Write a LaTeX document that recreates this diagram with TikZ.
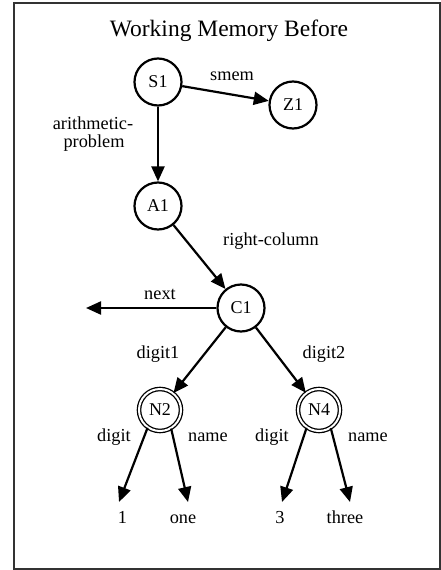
\documentclass[tikz,border=0pt]{standalone}
\usepackage{fontspec}
\setmainfont{Liberation Serif}
\usetikzlibrary{arrows.meta}
\begin{document}
\begin{tikzpicture}[x=1pt,y=-1pt,
  st/.style={circle,draw,line width=2.2pt,minimum size=47pt,inner sep=0pt,font=\fontsize{18}{20}\selectfont},
  dst/.style={circle,draw,double,double distance=2pt,line width=1.3pt,minimum size=42pt,inner sep=0pt,font=\fontsize{18}{20}\selectfont},
  lab/.style={anchor=base,inner sep=0pt,font=\fontsize{18.3}{20}\selectfont},
  conn/.style={line width=2.2pt,-{Triangle[length=15pt,width=13pt]}}]
\useasboundingbox (0,0) rectangle (441,570);
\draw[line width=2pt,black!80] (14,3) rectangle (440,569);
\node[anchor=base,inner sep=0pt,font=\fontsize{23.5}{26}\selectfont] (title) at (229,36) {Working Memory Before};
\node[st] (S1) at (158,82) {S1};
\node[st] (Z1) at (293,105) {Z1};
\node[st] (A1) at (158,206) {A1};
\node[st] (C1) at (241,308) {C1};
\node[dst] (N2) at (160,410) {N2};
\node[dst] (N4) at (319,410) {N4};
\coordinate (nx) at (86,308);
\coordinate (e1) at (119,502);
\coordinate (e2) at (188,502);
\coordinate (e3) at (282,502);
\coordinate (e4) at (350,502);
\node[lab] (l1) at (122.5,523) {1};
\node[lab] (l2) at (183,523) {one};
\node[lab] (l3) at (280,523) {3};
\node[lab] (l4) at (345,523) {three};
\draw[conn] (S1) -- (Z1);
\draw[conn] (S1) -- (A1);
\draw[conn] (A1) -- (C1);
\draw[conn] (C1) -- (nx);
\draw[conn] (C1) -- (N2);
\draw[conn] (C1) -- (N4);
\draw[conn] (N2.235) -- (e1);
\draw[conn] (N2.301) -- (e2);
\draw[conn] (N4.235) -- (e3);
\draw[conn] (N4.303) -- (e4);
\node[lab] (t1) at (232,80) {smem};
\node[lab] (t2) at (93,129) {arithmetic-};
\node[lab] (t3) at (94,147) {problem};
\node[lab] (t4) at (271,245) {right-column};
\node[lab] (t5) at (160,299) {next};
\node[lab] (t6) at (158,358) {digit1};
\node[lab] (t7) at (324,358) {digit2};
\node[lab] (t8) at (114,441) {digit};
\node[lab] (t9) at (208,441) {name};
\node[lab] (t10) at (272,441) {digit};
\node[lab] (t11) at (368,441) {name};
\end{tikzpicture}
\end{document}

* **Task goal**
In the copy, include no pictures; restate the listing above exactly.

* **Worked solution**
Write a LaTeX document that recreates this diagram with TikZ.
\documentclass[tikz,border=0pt]{standalone}
\usepackage{fontspec}
\setmainfont{Liberation Serif}
\usetikzlibrary{arrows.meta}
\begin{document}
\begin{tikzpicture}[x=1pt,y=-1pt,
  st/.style={circle,draw,line width=2.2pt,minimum size=47pt,inner sep=0pt,font=\fontsize{18}{20}\selectfont},
  dst/.style={circle,draw,double,double distance=2pt,line width=1.3pt,minimum size=42pt,inner sep=0pt,font=\fontsize{18}{20}\selectfont},
  lab/.style={anchor=base,inner sep=0pt,font=\fontsize{18.3}{20}\selectfont},
  conn/.style={line width=2.2pt,-{Triangle[length=15pt,width=13pt]}}]
\useasboundingbox (0,0) rectangle (441,570);
\draw[line width=2pt,black!80] (14,3) rectangle (440,569);
\node[anchor=base,inner sep=0pt,font=\fontsize{23.5}{26}\selectfont] (title) at (229,36) {Working Memory Before};
\node[st] (S1) at (158,82) {S1};
\node[st] (Z1) at (293,105) {Z1};
\node[st] (A1) at (158,206) {A1};
\node[st] (C1) at (241,308) {C1};
\node[dst] (N2) at (160,410) {N2};
\node[dst] (N4) at (319,410) {N4};
\coordinate (nx) at (86,308);
\coordinate (e1) at (119,502);
\coordinate (e2) at (188,502);
\coordinate (e3) at (282,502);
\coordinate (e4) at (350,502);
\node[lab] (l1) at (122.5,523) {1};
\node[lab] (l2) at (183,523) {one};
\node[lab] (l3) at (280,523) {3};
\node[lab] (l4) at (345,523) {three};
\draw[conn] (S1) -- (Z1);
\draw[conn] (S1) -- (A1);
\draw[conn] (A1) -- (C1);
\draw[conn] (C1) -- (nx);
\draw[conn] (C1) -- (N2);
\draw[conn] (C1) -- (N4);
\draw[conn] (N2.235) -- (e1);
\draw[conn] (N2.301) -- (e2);
\draw[conn] (N4.235) -- (e3);
\draw[conn] (N4.303) -- (e4);
\node[lab] (t1) at (232,80) {smem};
\node[lab] (t2) at (93,129) {arithmetic-};
\node[lab] (t3) at (94,147) {problem};
\node[lab] (t4) at (271,245) {right-column};
\node[lab] (t5) at (160,299) {next};
\node[lab] (t6) at (158,358) {digit1};
\node[lab] (t7) at (324,358) {digit2};
\node[lab] (t8) at (114,441) {digit};
\node[lab] (t9) at (208,441) {name};
\node[lab] (t10) at (272,441) {digit};
\node[lab] (t11) at (368,441) {name};
\end{tikzpicture}
\end{document}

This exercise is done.